### Material to process
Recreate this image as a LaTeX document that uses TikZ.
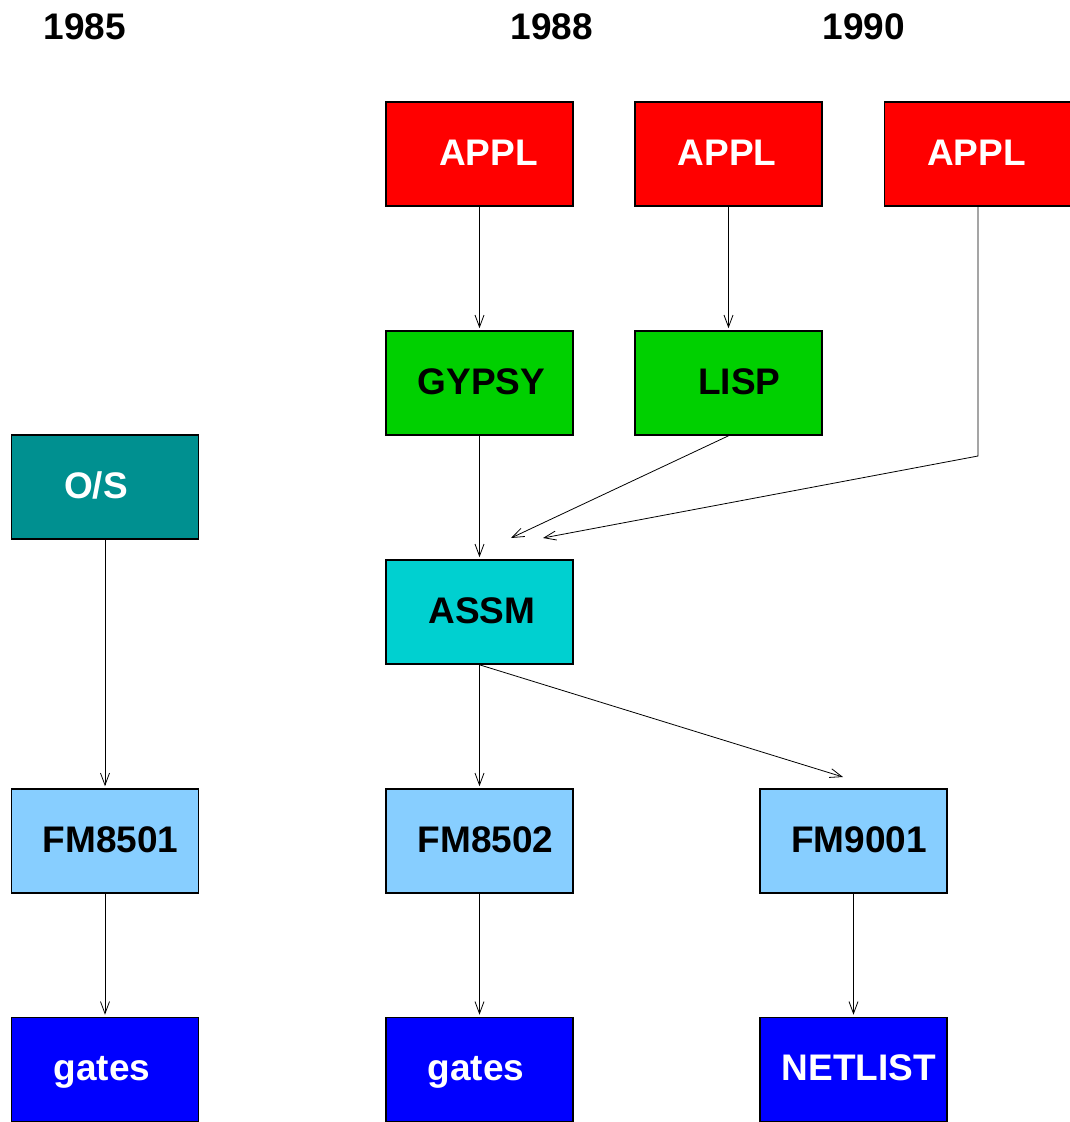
\documentclass[tikz,border=0pt]{standalone}
\usepackage{fontspec}
\setmainfont{Liberation Sans}
\usetikzlibrary{arrows.meta}
\definecolor{applred}{HTML}{FF0000}
\definecolor{langgreen}{HTML}{00D000}
\definecolor{osteal}{HTML}{009090}
\definecolor{assmcyan}{HTML}{00D0D0}
\definecolor{fmblue}{HTML}{87CEFF}
\definecolor{gateblue}{HTML}{0000FF}
\begin{document}
\begin{tikzpicture}[x=1pt, y=-1pt,
  box/.style={draw=black, line width=1.6pt, minimum width=187pt, minimum height=104pt,
    inner sep=0pt},
  lt/.style={font=\fontsize{37}{40}\selectfont\bfseries, inner sep=0pt,
    text height=27pt, text depth=0pt, yshift=2.5pt},
  year/.style={font=\fontsize{37}{40}\selectfont\bfseries},
  link/.style={line width=0.8pt, -{Straight Barb[length=12pt, width=9pt, line width=0.8pt]}}
]
\clip (0,0) rectangle (1070,1122);
\fill[white] (0,0) rectangle (1070,1122);

% year headings
\node[year] (y85) at (85,27) {1985};
\node[year] (y88) at (552,27) {1988};
\node[year] (y90) at (864,27) {1990};

% application layer
\node[box, fill=applred, label={[lt, text=white, xshift=9pt]center:APPL}] (appl1) at (479.5,154) {};
\node[box, fill=applred, label={[lt, text=white, xshift=-1.5pt]center:APPL}] (appl2) at (728.5,154) {};
\node[box, fill=applred, label={[lt, text=white, xshift=-1.5pt]center:APPL}] (appl3) at (978,154) {};

% language layer
\node[box, fill=langgreen, label={[lt, xshift=2pt]center:GYPSY}] (gypsy) at (479.5,383) {};
\node[box, fill=langgreen, label={[lt, xshift=11pt]center:LISP}] (lisp) at (728.5,383) {};

% operating system and assembler
\node[box, fill=osteal, label={[lt, text=white, xshift=-9pt]center:O/S}] (os) at (105,487) {};
\node[box, fill=assmcyan, label={[lt, xshift=2.5pt]center:ASSM}] (assm) at (479.5,612) {};

% microprocessors
\node[box, fill=fmblue, label={[lt, xshift=5.5pt]center:FM8501}] (fm1) at (105,841) {};
\node[box, fill=fmblue, label={[lt, xshift=6pt]center:FM8502}] (fm2) at (479.5,841) {};
\node[box, fill=fmblue, label={[lt, xshift=5.5pt]center:FM9001}] (fm3) at (853.5,841) {};

% hardware level
\node[box, fill=gateblue, label={[lt, text=white, xshift=-3pt]center:gates}] (g1) at (105,1069.5) {};
\node[box, fill=gateblue, label={[lt, text=white, xshift=-3.5pt]center:gates}] (g2) at (479.5,1069.5) {};
\node[box, fill=gateblue, label={[lt, text=white, xshift=5.5pt]center:NETLIST}] (net) at (853.5,1069.5) {};

% free ends of the converging connectors
\coordinate (lispend) at (511,538);
\coordinate (applbend) at (978,456);
\coordinate (applend) at (543,538);
\coordinate (fm3end) at (843,777);

% connectors
\draw[link, shorten >=2pt] (appl1.south) -- (gypsy.north);
\draw[link, shorten >=2pt] (appl2.south) -- (lisp.north);
\draw[link, shorten >=2pt] (gypsy.south) -- (assm.north);
\draw[link] (lisp.south) -- (lispend);
\draw[link] (appl3.south) -- (applbend) -- (applend);
\draw[link, shorten >=2pt] (os.south) -- (fm1.north);
\draw[link, shorten >=2pt] (assm.south) -- (fm2.north);
\draw[link] (assm.south) -- (fm3end);
\draw[link, shorten >=2pt] (fm1.south) -- (g1.north);
\draw[link, shorten >=2pt] (fm2.south) -- (g2.north);
\draw[link, shorten >=2pt] (fm3.south) -- (net.north);
\end{tikzpicture}
\end{document}
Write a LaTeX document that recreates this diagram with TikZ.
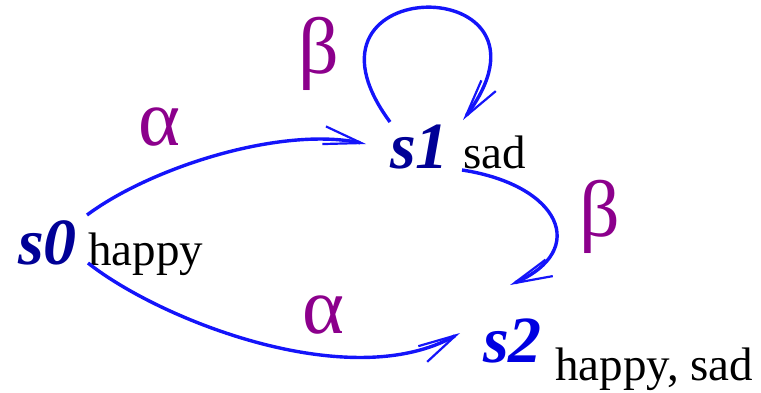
######
Without including any picture, retype the entries exactly.

Recreate this image as a LaTeX document that uses TikZ.
\documentclass[tikz,border=0pt]{standalone}
\usepackage{fontspec}
\setmainfont{Liberation Sans}
\usetikzlibrary{arrows.meta}
\definecolor{applred}{HTML}{FF0000}
\definecolor{langgreen}{HTML}{00D000}
\definecolor{osteal}{HTML}{009090}
\definecolor{assmcyan}{HTML}{00D0D0}
\definecolor{fmblue}{HTML}{87CEFF}
\definecolor{gateblue}{HTML}{0000FF}
\begin{document}
\begin{tikzpicture}[x=1pt, y=-1pt,
  box/.style={draw=black, line width=1.6pt, minimum width=187pt, minimum height=104pt,
    inner sep=0pt},
  lt/.style={font=\fontsize{37}{40}\selectfont\bfseries, inner sep=0pt,
    text height=27pt, text depth=0pt, yshift=2.5pt},
  year/.style={font=\fontsize{37}{40}\selectfont\bfseries},
  link/.style={line width=0.8pt, -{Straight Barb[length=12pt, width=9pt, line width=0.8pt]}}
]
\clip (0,0) rectangle (1070,1122);
\fill[white] (0,0) rectangle (1070,1122);

% year headings
\node[year] (y85) at (85,27) {1985};
\node[year] (y88) at (552,27) {1988};
\node[year] (y90) at (864,27) {1990};

% application layer
\node[box, fill=applred, label={[lt, text=white, xshift=9pt]center:APPL}] (appl1) at (479.5,154) {};
\node[box, fill=applred, label={[lt, text=white, xshift=-1.5pt]center:APPL}] (appl2) at (728.5,154) {};
\node[box, fill=applred, label={[lt, text=white, xshift=-1.5pt]center:APPL}] (appl3) at (978,154) {};

% language layer
\node[box, fill=langgreen, label={[lt, xshift=2pt]center:GYPSY}] (gypsy) at (479.5,383) {};
\node[box, fill=langgreen, label={[lt, xshift=11pt]center:LISP}] (lisp) at (728.5,383) {};

% operating system and assembler
\node[box, fill=osteal, label={[lt, text=white, xshift=-9pt]center:O/S}] (os) at (105,487) {};
\node[box, fill=assmcyan, label={[lt, xshift=2.5pt]center:ASSM}] (assm) at (479.5,612) {};

% microprocessors
\node[box, fill=fmblue, label={[lt, xshift=5.5pt]center:FM8501}] (fm1) at (105,841) {};
\node[box, fill=fmblue, label={[lt, xshift=6pt]center:FM8502}] (fm2) at (479.5,841) {};
\node[box, fill=fmblue, label={[lt, xshift=5.5pt]center:FM9001}] (fm3) at (853.5,841) {};

% hardware level
\node[box, fill=gateblue, label={[lt, text=white, xshift=-3pt]center:gates}] (g1) at (105,1069.5) {};
\node[box, fill=gateblue, label={[lt, text=white, xshift=-3.5pt]center:gates}] (g2) at (479.5,1069.5) {};
\node[box, fill=gateblue, label={[lt, text=white, xshift=5.5pt]center:NETLIST}] (net) at (853.5,1069.5) {};

% free ends of the converging connectors
\coordinate (lispend) at (511,538);
\coordinate (applbend) at (978,456);
\coordinate (applend) at (543,538);
\coordinate (fm3end) at (843,777);

% connectors
\draw[link, shorten >=2pt] (appl1.south) -- (gypsy.north);
\draw[link, shorten >=2pt] (appl2.south) -- (lisp.north);
\draw[link, shorten >=2pt] (gypsy.south) -- (assm.north);
\draw[link] (lisp.south) -- (lispend);
\draw[link] (appl3.south) -- (applbend) -- (applend);
\draw[link, shorten >=2pt] (os.south) -- (fm1.north);
\draw[link, shorten >=2pt] (assm.south) -- (fm2.north);
\draw[link] (assm.south) -- (fm3end);
\draw[link, shorten >=2pt] (fm1.south) -- (g1.north);
\draw[link, shorten >=2pt] (fm2.south) -- (g2.north);
\draw[link, shorten >=2pt] (fm3.south) -- (net.north);
\end{tikzpicture}
\end{document}
Write a LaTeX document that recreates this diagram with TikZ.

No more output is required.